Objective :: Your copy of the material must match it exactly, except that pictures are dropped.
══ Information shown ══
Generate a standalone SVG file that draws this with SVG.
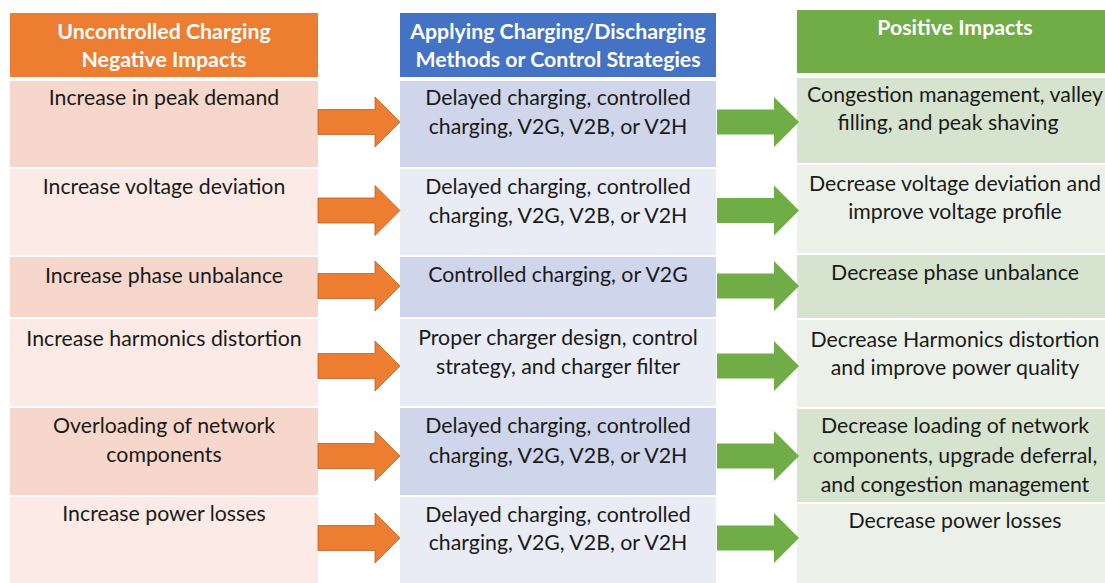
<svg xmlns="http://www.w3.org/2000/svg" width="1105" height="583" viewBox="0 0 1105 583">
<style>
text{font-family:Lato,"Liberation Sans",sans-serif;font-size:21.3px;fill:#1a1a1a;text-anchor:middle}
.h{font-weight:bold;fill:#ffffff}
.od{fill:#F7D6CB}.ol{fill:#FBEAE5}
.bd{fill:#CFD5EA}.bl{fill:#E9EBF5}
.gd{fill:#D5E3CF}.gl{fill:#EBF1E9}
.oa{fill:#ED7D31;stroke:#C0601F;stroke-width:0.8}
.ga{fill:#70AD47}
</style>
<defs>
<path id="arr" d="M0,-12.5 H57 V-25 L82,0 L57,25 V12.5 H0 Z"/>
</defs>
<rect width="1105" height="583" fill="#ffffff"/>
<g id="col-negative">
<g id="neg-header"><rect x="10" y="13" width="308" height="64" fill="#ED7D31"/><text class="h" x="164" y="39">Uncontrolled Charging</text><text class="h" x="164" y="67">Negative Impacts</text></g>
<g id="neg-1"><rect class="od" x="10" y="81" width="308" height="86"/><text x="164" y="105">Increase in peak demand</text></g>
<g id="neg-2"><rect class="ol" x="10" y="169" width="308" height="86"/><text x="164" y="194">Increase voltage deviation</text></g>
<g id="neg-3"><rect class="od" x="10" y="257" width="308" height="60"/><text x="164" y="283">Increase phase unbalance</text></g>
<g id="neg-4"><rect class="ol" x="10" y="319" width="308" height="87"/><text x="164" y="346">Increase harmonics distortion</text></g>
<g id="neg-5"><rect class="od" x="10" y="408" width="308" height="87"/><text x="164" y="433">Overloading of network</text><text x="164" y="462">components</text></g>
<g id="neg-6"><rect class="ol" x="10" y="497" width="308" height="86"/><text x="164" y="521">Increase power losses</text></g>
</g>
<g id="col-methods">
<g id="met-header"><rect x="400" y="13" width="316" height="64" fill="#4472C4"/><text class="h" x="558" y="39">Applying Charging/Discharging</text><text class="h" x="558" y="67">Methods or Control Strategies</text></g>
<g id="met-1"><rect class="bd" x="400" y="81" width="316" height="86"/><text x="558" y="105">Delayed charging, controlled</text><text x="558" y="134">charging, V2G, V2B, or V2H</text></g>
<g id="met-2"><rect class="bl" x="400" y="169" width="316" height="86"/><text x="558" y="194">Delayed charging, controlled</text><text x="558" y="223">charging, V2G, V2B, or V2H</text></g>
<g id="met-3"><rect class="bd" x="400" y="257" width="316" height="60"/><text x="558" y="282">Controlled charging, or V2G</text></g>
<g id="met-4"><rect class="bl" x="400" y="319" width="316" height="87"/><text x="558" y="345">Proper charger design, control</text><text x="558" y="374">strategy, and charger filter</text></g>
<g id="met-5"><rect class="bd" x="400" y="408" width="316" height="87"/><text x="558" y="433">Delayed charging, controlled</text><text x="558" y="463">charging, V2G, V2B, or V2H</text></g>
<g id="met-6"><rect class="bl" x="400" y="497" width="316" height="86"/><text x="558" y="522">Delayed charging, controlled</text><text x="558" y="550">charging, V2G, V2B, or V2H</text></g>
</g>
<g id="col-positive">
<g id="pos-header"><rect x="797" y="10" width="316" height="63" fill="#70AD47"/><text class="h" x="955" y="35">Positive Impacts</text></g>
<g id="pos-1"><rect class="gd" x="797" y="78" width="316" height="85"/><text x="955" y="102">Congestion management, valley</text><text x="948" y="130">filling, and peak shaving</text></g>
<g id="pos-2"><rect class="gl" x="797" y="165" width="316" height="88"/><text x="955" y="191">Decrease voltage deviation and</text><text x="955" y="219">improve voltage profile</text></g>
<g id="pos-3"><rect class="gd" x="797" y="255" width="316" height="63"/><text x="955" y="280">Decrease phase unbalance</text></g>
<g id="pos-4"><rect class="gl" x="797" y="320" width="316" height="87"/><text x="955" y="347">Decrease Harmonics distortion</text><text x="955" y="375">and improve power quality</text></g>
<g id="pos-5"><rect class="gd" x="797" y="409" width="316" height="93"/><text x="955" y="433">Decrease loading of network</text><text x="955" y="463">components, upgrade deferral,</text><text x="955" y="492">and congestion management</text></g>
<g id="pos-6"><rect class="gl" x="797" y="504" width="316" height="79"/><text x="955" y="528">Decrease power losses</text></g>
</g>
<g id="connectors">
<use href="#arr" class="oa" transform="translate(318,122)"/>
<use href="#arr" class="oa" transform="translate(318,210.5)"/>
<use href="#arr" class="oa" transform="translate(318,286)"/>
<use href="#arr" class="oa" transform="translate(318,366)"/>
<use href="#arr" class="oa" transform="translate(318,456)"/>
<use href="#arr" class="oa" transform="translate(318,538)"/>
<use href="#arr" class="ga" transform="translate(717,122)"/>
<use href="#arr" class="ga" transform="translate(717,210.5)"/>
<use href="#arr" class="ga" transform="translate(717,286)"/>
<use href="#arr" class="ga" transform="translate(717,366)"/>
<use href="#arr" class="ga" transform="translate(717,456)"/>
<use href="#arr" class="ga" transform="translate(717,538)"/>
</g>
</svg>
═══
The response ::
Generate a standalone SVG file that draws this with SVG.
<svg xmlns="http://www.w3.org/2000/svg" width="1105" height="583" viewBox="0 0 1105 583">
<style>
text{font-family:Lato,"Liberation Sans",sans-serif;font-size:21.3px;fill:#1a1a1a;text-anchor:middle}
.h{font-weight:bold;fill:#ffffff}
.od{fill:#F7D6CB}.ol{fill:#FBEAE5}
.bd{fill:#CFD5EA}.bl{fill:#E9EBF5}
.gd{fill:#D5E3CF}.gl{fill:#EBF1E9}
.oa{fill:#ED7D31;stroke:#C0601F;stroke-width:0.8}
.ga{fill:#70AD47}
</style>
<defs>
<path id="arr" d="M0,-12.5 H57 V-25 L82,0 L57,25 V12.5 H0 Z"/>
</defs>
<rect width="1105" height="583" fill="#ffffff"/>
<g id="col-negative">
<g id="neg-header"><rect x="10" y="13" width="308" height="64" fill="#ED7D31"/><text class="h" x="164" y="39">Uncontrolled Charging</text><text class="h" x="164" y="67">Negative Impacts</text></g>
<g id="neg-1"><rect class="od" x="10" y="81" width="308" height="86"/><text x="164" y="105">Increase in peak demand</text></g>
<g id="neg-2"><rect class="ol" x="10" y="169" width="308" height="86"/><text x="164" y="194">Increase voltage deviation</text></g>
<g id="neg-3"><rect class="od" x="10" y="257" width="308" height="60"/><text x="164" y="283">Increase phase unbalance</text></g>
<g id="neg-4"><rect class="ol" x="10" y="319" width="308" height="87"/><text x="164" y="346">Increase harmonics distortion</text></g>
<g id="neg-5"><rect class="od" x="10" y="408" width="308" height="87"/><text x="164" y="433">Overloading of network</text><text x="164" y="462">components</text></g>
<g id="neg-6"><rect class="ol" x="10" y="497" width="308" height="86"/><text x="164" y="521">Increase power losses</text></g>
</g>
<g id="col-methods">
<g id="met-header"><rect x="400" y="13" width="316" height="64" fill="#4472C4"/><text class="h" x="558" y="39">Applying Charging/Discharging</text><text class="h" x="558" y="67">Methods or Control Strategies</text></g>
<g id="met-1"><rect class="bd" x="400" y="81" width="316" height="86"/><text x="558" y="105">Delayed charging, controlled</text><text x="558" y="134">charging, V2G, V2B, or V2H</text></g>
<g id="met-2"><rect class="bl" x="400" y="169" width="316" height="86"/><text x="558" y="194">Delayed charging, controlled</text><text x="558" y="223">charging, V2G, V2B, or V2H</text></g>
<g id="met-3"><rect class="bd" x="400" y="257" width="316" height="60"/><text x="558" y="282">Controlled charging, or V2G</text></g>
<g id="met-4"><rect class="bl" x="400" y="319" width="316" height="87"/><text x="558" y="345">Proper charger design, control</text><text x="558" y="374">strategy, and charger filter</text></g>
<g id="met-5"><rect class="bd" x="400" y="408" width="316" height="87"/><text x="558" y="433">Delayed charging, controlled</text><text x="558" y="463">charging, V2G, V2B, or V2H</text></g>
<g id="met-6"><rect class="bl" x="400" y="497" width="316" height="86"/><text x="558" y="522">Delayed charging, controlled</text><text x="558" y="550">charging, V2G, V2B, or V2H</text></g>
</g>
<g id="col-positive">
<g id="pos-header"><rect x="797" y="10" width="316" height="63" fill="#70AD47"/><text class="h" x="955" y="35">Positive Impacts</text></g>
<g id="pos-1"><rect class="gd" x="797" y="78" width="316" height="85"/><text x="955" y="102">Congestion management, valley</text><text x="948" y="130">filling, and peak shaving</text></g>
<g id="pos-2"><rect class="gl" x="797" y="165" width="316" height="88"/><text x="955" y="191">Decrease voltage deviation and</text><text x="955" y="219">improve voltage profile</text></g>
<g id="pos-3"><rect class="gd" x="797" y="255" width="316" height="63"/><text x="955" y="280">Decrease phase unbalance</text></g>
<g id="pos-4"><rect class="gl" x="797" y="320" width="316" height="87"/><text x="955" y="347">Decrease Harmonics distortion</text><text x="955" y="375">and improve power quality</text></g>
<g id="pos-5"><rect class="gd" x="797" y="409" width="316" height="93"/><text x="955" y="433">Decrease loading of network</text><text x="955" y="463">components, upgrade deferral,</text><text x="955" y="492">and congestion management</text></g>
<g id="pos-6"><rect class="gl" x="797" y="504" width="316" height="79"/><text x="955" y="528">Decrease power losses</text></g>
</g>
<g id="connectors">
<use href="#arr" class="oa" transform="translate(318,122)"/>
<use href="#arr" class="oa" transform="translate(318,210.5)"/>
<use href="#arr" class="oa" transform="translate(318,286)"/>
<use href="#arr" class="oa" transform="translate(318,366)"/>
<use href="#arr" class="oa" transform="translate(318,456)"/>
<use href="#arr" class="oa" transform="translate(318,538)"/>
<use href="#arr" class="ga" transform="translate(717,122)"/>
<use href="#arr" class="ga" transform="translate(717,210.5)"/>
<use href="#arr" class="ga" transform="translate(717,286)"/>
<use href="#arr" class="ga" transform="translate(717,366)"/>
<use href="#arr" class="ga" transform="translate(717,456)"/>
<use href="#arr" class="ga" transform="translate(717,538)"/>
</g>
</svg>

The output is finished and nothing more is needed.